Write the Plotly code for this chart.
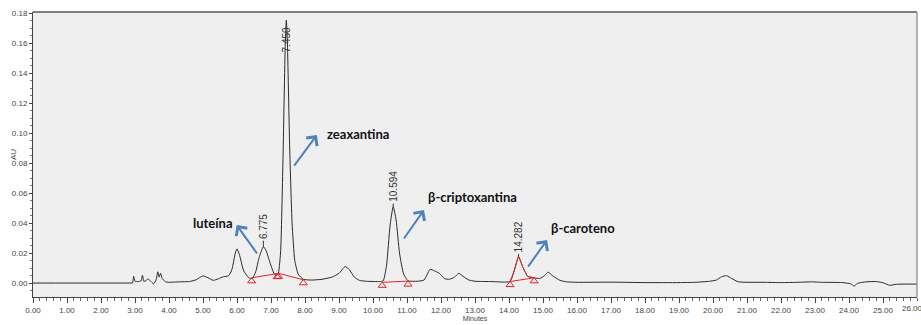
import plotly.graph_objects as go

# Chromatogram trace: retention time (min) and absorbance (AU)
time_min = [
    0.00, 2.90, 2.93, 2.96, 3.00, 3.10, 3.18, 3.22, 3.26, 3.32, 3.38, 3.45, 3.55,
    3.62, 3.67, 3.71, 3.75, 3.80, 3.90, 4.00, 4.30, 4.60, 4.80, 5.00, 5.15, 5.30,
    5.45, 5.60, 5.75, 5.85, 5.95, 6.00, 6.07, 6.20, 6.35, 6.45, 6.55, 6.65, 6.775,
    6.85, 6.95, 7.10, 7.20, 7.28, 7.35, 7.42, 7.45, 7.48, 7.55, 7.62, 7.70, 7.80,
    7.95, 8.20, 8.50, 8.80, 9.00, 9.18, 9.30, 9.45, 9.60, 9.80, 10.20, 10.30, 10.40,
    10.50, 10.594, 10.68, 10.78, 10.90, 11.03, 11.30, 11.50, 11.60, 11.68, 11.80,
    11.95, 12.10, 12.25, 12.40, 12.52, 12.65, 12.80, 13.00, 13.50, 14.03, 14.15,
    14.282, 14.40, 14.55, 14.74, 14.90, 15.05, 15.15, 15.30, 15.50, 15.70, 16.00,
    17.00, 18.00, 19.00, 19.50, 19.90, 20.10, 20.25, 20.40, 20.55, 20.75, 21.50,
    22.00, 22.50, 22.90, 23.20, 23.80, 24.05, 24.15, 24.25, 24.50, 24.80, 25.00,
    25.20, 25.40, 26.00,
]
absorbance = [
    0.0000, 0.0000, 0.0000, 0.0045, 0.0012, 0.0010, 0.0015, 0.0052, 0.0012, 0.0015,
    0.0028, 0.0015, -0.0005, 0.0020, 0.0075, 0.0040, 0.0065, 0.0030, 0.0008, 0.0005,
    0.0008, 0.0010, 0.0022, 0.0048, 0.0035, 0.0018, 0.0028, 0.0042, 0.0048, 0.0090,
    0.0200, 0.0228, 0.0190, 0.0080, 0.0035, 0.0030, 0.0075, 0.0170, 0.0242, 0.0220,
    0.0150, 0.0060, 0.0055, 0.0200, 0.0800, 0.1600, 0.1753, 0.1620, 0.0900, 0.0400,
    0.0150, 0.0060, 0.0025, 0.0020, 0.0025, 0.0040, 0.0065, 0.0110, 0.0090, 0.0040,
    0.0018, 0.0012, 0.0010, 0.0015, 0.0120, 0.0380, 0.0510, 0.0420, 0.0200, 0.0060,
    0.0015, 0.0012, 0.0020, 0.0060, 0.0092, 0.0082, 0.0065, 0.0030, 0.0025, 0.0040,
    0.0065, 0.0045, 0.0022, 0.0012, 0.0010, 0.0010, 0.0080, 0.0175, 0.0110, 0.0045,
    0.0035, 0.0030, 0.0050, 0.0073, 0.0045, 0.0018, 0.0008, 0.0005, 0.0006, 0.0003,
    0.0003, 0.0005, 0.0012, 0.0020, 0.0042, 0.0049, 0.0030, 0.0008, 0.0005, 0.0003,
    0.0005, 0.0008, 0.0005, 0.0003, -0.0005, -0.0020, -0.0002, 0.0008, 0.0010,
    0.0002, -0.0015, -0.0008, -0.0007,
]

# Integrated peaks: retention time, apex height, label
peak_rt = [6.775, 7.450, 10.594, 14.282]
peak_apex = [0.0242, 0.1753, 0.0510, 0.0175]
peak_rt_label = ["6.775", "7.450", "10.594", "14.282"]

# Integration baselines (start/end time and absorbance)
baseline_t = [[6.43, 7.18], [7.22, 7.95], [10.27, 11.03], [14.03, 14.74]]
baseline_au = [[0.0035, 0.0063], [0.0065, 0.0022], [0.0005, 0.0013], [0.0010, 0.0035]]

# Compound names with arrow tail/head (time, AU) and text anchor
compounds = ["luteína", "zeaxantina", "β-criptoxantina", "β-caroteno"]
arrow_tail = [(6.62, 0.0187), (7.65, 0.0773), (10.88, 0.0287), (14.53, 0.0100)]
arrow_head = [(5.99, 0.0387), (8.35, 0.0987), (11.50, 0.0487), (15.12, 0.0287)]
name_pos = [(5.29, 0.0400), (8.58, 0.0993), (11.56, 0.0571), (15.18, 0.0367)]
name_anchor = ["center", "left", "left", "left"]

x_ticks = [float(v) for v in range(0, 27)]
y_ticks = [0.00, 0.02, 0.04, 0.06, 0.08, 0.10, 0.12, 0.14, 0.16, 0.18]

TRACE = "#2b2b2b"
RED = "#e0262b"
BLUE = "#4f81bd"
NARROW = "Liberation Sans Narrow, Arial Narrow, Liberation Sans, sans-serif"

fig = go.Figure()

fig.add_trace(go.Scatter(
    x=time_min, y=absorbance, mode="lines",
    line=dict(color=TRACE, width=1, shape="spline", smoothing=0.5),
    hoverinfo="skip", showlegend=False,
))

# the β-caroteno peak is drawn in red between its integration marks
i0 = time_min.index(baseline_t[3][0])
i1 = time_min.index(baseline_t[3][1])
fig.add_trace(go.Scatter(
    x=time_min[i0:i1 + 1], y=absorbance[i0:i1 + 1], mode="lines",
    line=dict(color=RED, width=1, shape="spline", smoothing=0.5),
    hoverinfo="skip", showlegend=False,
))

# integration baselines with open triangle marks hanging below
for bt, ba in zip(baseline_t, baseline_au):
    fig.add_trace(go.Scatter(
        x=bt, y=ba, mode="lines",
        line=dict(color=RED, width=1), hoverinfo="skip", showlegend=False,
    ))
    fig.add_trace(go.Scatter(
        x=bt, y=[v - 0.0022 for v in ba], mode="markers",
        marker=dict(symbol="triangle-up-open", size=7, color=RED, line=dict(width=1, color=RED)),
        hoverinfo="skip", showlegend=False,
    ))

# retention time labels above each apex
for rt, ap, lab in zip(peak_rt, peak_apex, peak_rt_label):
    if ap > 0.15:
        fig.add_annotation(
            x=rt, y=ap, text=lab, textangle=-90, showarrow=False, yshift=-20,
            font=dict(family="Liberation Sans, Arial, sans-serif", size=10, color="#333333"),
        )
    else:
        fig.add_annotation(
            x=rt, y=ap, text=lab, textangle=-90, showarrow=True,
            arrowhead=0, arrowwidth=1, arrowcolor="#333333", ax=0, ay=-20, standoff=0,
            font=dict(family="Liberation Sans, Arial, sans-serif", size=10, color="#333333"),
        )

# compound names with blue arrows
for name, tail, head, pos, anc in zip(compounds, arrow_tail, arrow_head, name_pos, name_anchor):
    fig.add_annotation(
        x=head[0], y=head[1], ax=tail[0], ay=tail[1], axref="x", ayref="y",
        xref="x", yref="y", text="", showarrow=True,
        arrowhead=4, arrowsize=1.3, arrowwidth=2, arrowcolor=BLUE, standoff=0,
    )
    fig.add_annotation(
        x=pos[0], y=pos[1], text=f"<b>{name}</b>", showarrow=False,
        xanchor=anc, yanchor="middle",
        font=dict(family="Lato, sans-serif", size=13, color="#111111"),
    )

# last time label, nudged so it stays inside the page
fig.add_annotation(
    x=x_ticks[-1], y=0, xref="x", yref="paper", text=f"{x_ticks[-1]:.2f}",
    showarrow=False, yanchor="top", yshift=-5, xshift=-5,
    font=dict(family=NARROW, size=8, color="#444444"),
)

# vertical axis title close to the tick labels
fig.add_annotation(
    x=0, y=0.5, xref="paper", yref="paper", text="AU", textangle=-90,
    showarrow=False, xshift=-26,
    font=dict(family="Liberation Sans, Arial, sans-serif", size=8, color="#444444"),
)

# gray frame on top and right of the plotting area
fig.add_shape(type="line", xref="paper", yref="paper", x0=0, x1=1, y0=1, y1=1,
              line=dict(color="#7f7f7f", width=2))
fig.add_shape(type="line", xref="paper", yref="paper", x0=1, x1=1, y0=0, y1=1,
              line=dict(color="#9a9a9a", width=1.5))

tick_font = dict(family=NARROW, size=8, color="#444444")

fig.update_layout(
    width=921, height=325,
    margin=dict(l=33, r=4, t=12, b=28),
    paper_bgcolor="white", plot_bgcolor="#efefef",
    showlegend=False,
    xaxis=dict(
        range=[0, 26], tickvals=x_ticks[:-1], tickformat=".2f",
        ticks="outside", ticklen=5, tickcolor="#444444", tickfont=tick_font,
        minor=dict(dtick=0.2, ticks="outside", ticklen=3, tickcolor="#666666", showgrid=False),
        showgrid=False, zeroline=False, showline=True, linecolor="#444444", linewidth=1,
        title=dict(text="Minutes", font=dict(family=NARROW, size=7, color="#444444"), standoff=2),
    ),
    yaxis=dict(
        range=[-0.0093, 0.1807], tickvals=y_ticks, tickformat=".2f",
        ticks="outside", ticklen=3, tickcolor="#444444", tickfont=tick_font,
        minor=dict(dtick=0.005, ticks="outside", ticklen=2, tickcolor="#777777", showgrid=False),
        showgrid=False, zeroline=False, showline=True, linecolor="#444444", linewidth=1,
    ),
)

fig.write_html("out.html")
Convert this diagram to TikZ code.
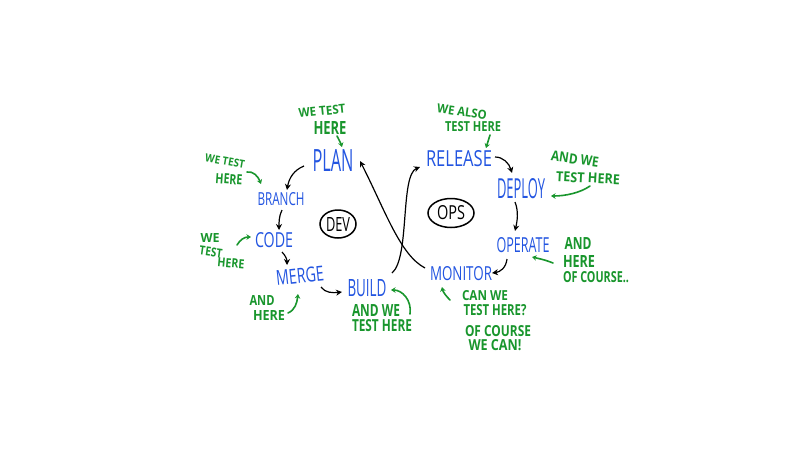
\documentclass[tikz,border=0pt]{standalone}
\usepackage{fontspec}
\setmainfont{Open Sans}
\usetikzlibrary{arrows.meta,shapes.geometric}
\definecolor{stageblue}{RGB}{35,85,225}
\definecolor{notegreen}{RGB}{25,150,45}
\newcommand\fitto[3]{\resizebox{#1pt}{#2pt}{#3}}
\tikzset{
  stage/.style={text=stageblue, inner sep=0pt, font=\normalsize},
  note/.style={text=notegreen, inner sep=0pt, font=\bfseries},
  flow/.style={draw=black, line width=1.2pt, -{Stealth[length=6pt,width=6pt]}},
  hint/.style={draw=notegreen, line width=1.6pt, line cap=round, -{Stealth[length=4.5pt,width=5.5pt]}},
  badge/.style={draw=black, line width=1.5pt, ellipse, inner sep=0pt},
}
\begin{document}
\begin{tikzpicture}[x=1pt,y=-1pt]
\useasboundingbox (0,0) rectangle (800,450);
\fill[white] (0,0) rectangle (800,450);

% stages
\node[stage] (plan)    at (333,160) {\fitto{41}{22}{PLAN}};
\node[stage] (branch)  at (281,199) {\fitto{47}{13}{BRANCH}};
\node[stage] (code)    at (274,240) {\fitto{38}{15}{CODE}};
\node[stage,rotate=6] (merge) at (300,276) {\fitto{48}{15}{MERGE}};
\node[stage] (build)   at (367,288) {\fitto{39}{17}{BUILD}};
\node[stage] (release) at (459,159) {\fitto{66}{16}{RELEASE}};
\node[stage] (deploy)  at (521,189) {\fitto{48}{20}{DEPLOY}};
\node[stage] (operate) at (523,245) {\fitto{53}{15}{OPERATE}};
\node[stage] (monitor) at (461,274) {\fitto{62}{14}{MONITOR}};

% badges
\node[badge, minimum width=36pt, minimum height=28pt] (dev) at (338,224) {\fitto{24}{14}{DEV}};
\node[badge, minimum width=46pt, minimum height=29pt] (ops) at (451,213) {\fitto{28}{14}{OPS}};

% notes
\node[note,rotate=6]  (n1a) at (322,111) {\fitto{47}{9}{WE TEST}};
\node[note]           (n1b) at (330,128) {\fitto{33}{13}{HERE}};
\node[note,rotate=-10] (n2a) at (225,161) {\fitto{40}{8}{WE TEST}};
\node[note,rotate=-4] (n2b) at (229,179) {\fitto{27}{10}{HERE}};
\node[note]           (n3a) at (210,238) {\fitto{19}{9}{WE}};
\node[note,rotate=-8] (n3b) at (211,252) {\fitto{23}{9}{TEST}};
\node[note,rotate=-5] (n3c) at (231,263) {\fitto{27}{9}{HERE}};
\node[note]           (n4a) at (262,300) {\fitto{25}{10}{AND}};
\node[note]           (n4b) at (269,315) {\fitto{32}{10}{HERE}};
\node[note]           (n5a) at (376,310) {\fitto{48}{12}{AND WE}};
\node[note]           (n5b) at (382,326) {\fitto{60}{12}{TEST HERE}};
\node[note,rotate=-8] (n6a) at (462,112) {\fitto{50}{9}{WE ALSO}};
\node[note]           (n6b) at (473,127) {\fitto{56}{10}{TEST HERE}};
\node[note,rotate=-8] (n7a) at (575,159) {\fitto{48}{10}{AND WE}};
\node[note,rotate=-3] (n7b) at (588,178) {\fitto{64}{10}{TEST HERE}};
\node[note]           (n8a) at (578,243) {\fitto{27}{12}{AND}};
\node[note]           (n8b) at (579,261) {\fitto{32}{12}{HERE}};
\node[note]           (n8c) at (596,277) {\fitto{66}{11}{OF COURSE..}};
\node[note]           (n9a) at (485,296) {\fitto{46}{10}{CAN WE}};
\node[note]           (n9b) at (495,310) {\fitto{63}{11}{TEST HERE?}};
\node[note]           (n9c) at (498,331) {\fitto{66}{11}{OF COURSE}};
\node[note]           (n9d) at (495,345) {\fitto{53}{11}{WE CAN!}};

% connector endpoints
\coordinate (p1s) at (304,166); \coordinate (p1e) at (287,190);
\coordinate (p2s) at (282,210); \coordinate (p2e) at (279,230);
\coordinate (p3s) at (282,252); \coordinate (p3e) at (287,265);
\coordinate (p4s) at (321,287); \coordinate (p4e) at (342,292);
\coordinate (p5s) at (392,273); \coordinate (p5e) at (420,167);
\coordinate (p6s) at (425,268); \coordinate (p6e) at (360,161);
\coordinate (p7s) at (495,157); \coordinate (p7e) at (512,173);
\coordinate (p8s) at (515,202); \coordinate (p8e) at (515,231);
\coordinate (p9s) at (507,259); \coordinate (p9e) at (492,273);

\draw[flow] (p1s) .. controls (294,170) and (289,178) .. (p1e);
\draw[flow] (p2s) .. controls (279,216) and (279,222) .. (p2e);
\draw[flow] (p3s) .. controls (286,256) and (287,260) .. (p3e);
\draw[flow] (p4s) .. controls (325,293) and (333,293) .. (p4e);
\draw[flow] (p5s) .. controls (410,258) and (400,175) .. (p5e);
\draw[flow] (p6s) .. controls (400,255) and (385,210) .. (p6e);
\draw[flow] (p7s) .. controls (503,157) and (509,163) .. (p7e);
\draw[flow] (p8s) .. controls (519,212) and (517,222) .. (p8e);
\draw[flow] (p9s) .. controls (506,268) and (500,272) .. (p9e);

% note arrows
\coordinate (h1s) at (337,136); \coordinate (h1e) at (342,147);
\coordinate (h2s) at (247,172); \coordinate (h2e) at (261,184);
\coordinate (h3s) at (237,245); \coordinate (h3e) at (251,237);
\coordinate (h4s) at (288,313); \coordinate (h4e) at (298,294);
\coordinate (h5s) at (410,314); \coordinate (h5e) at (391,290);
\coordinate (h6s) at (490,135); \coordinate (h6e) at (486,148);
\coordinate (h7s) at (590,186); \coordinate (h7e) at (551,196);
\coordinate (h8s) at (553,263); \coordinate (h8e) at (532,257);
\coordinate (h9s) at (450,300); \coordinate (h9e) at (442,287);

\draw[hint] (h1s) .. controls (340,140) .. (h1e);
\draw[hint] (h2s) .. controls (253,171) and (258,176) .. (h2e);
\draw[hint] (h3s) .. controls (240,240) and (244,237) .. (h3e);
\draw[hint] (h4s) .. controls (295,310) and (297,303) .. (h4e);
\draw[hint] (h5s) .. controls (412,300) and (402,290) .. (h5e);
\draw[hint] (h6s) -- (h6e);
\draw[hint] (h7s) .. controls (580,193) and (565,196) .. (h7e);
\draw[hint] (h8s) .. controls (545,260) .. (h8e);
\draw[hint] (h9s) .. controls (446,296) and (443,292) .. (h9e);
\end{tikzpicture}
\end{document}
---------------
Take the records from their first line through the line containing "import plotly.graph_objects as go" and please return exactly those lines, both ends included, minus the pictures.

Task response:
Write the Plotly code for this chart.
import plotly.graph_objects as go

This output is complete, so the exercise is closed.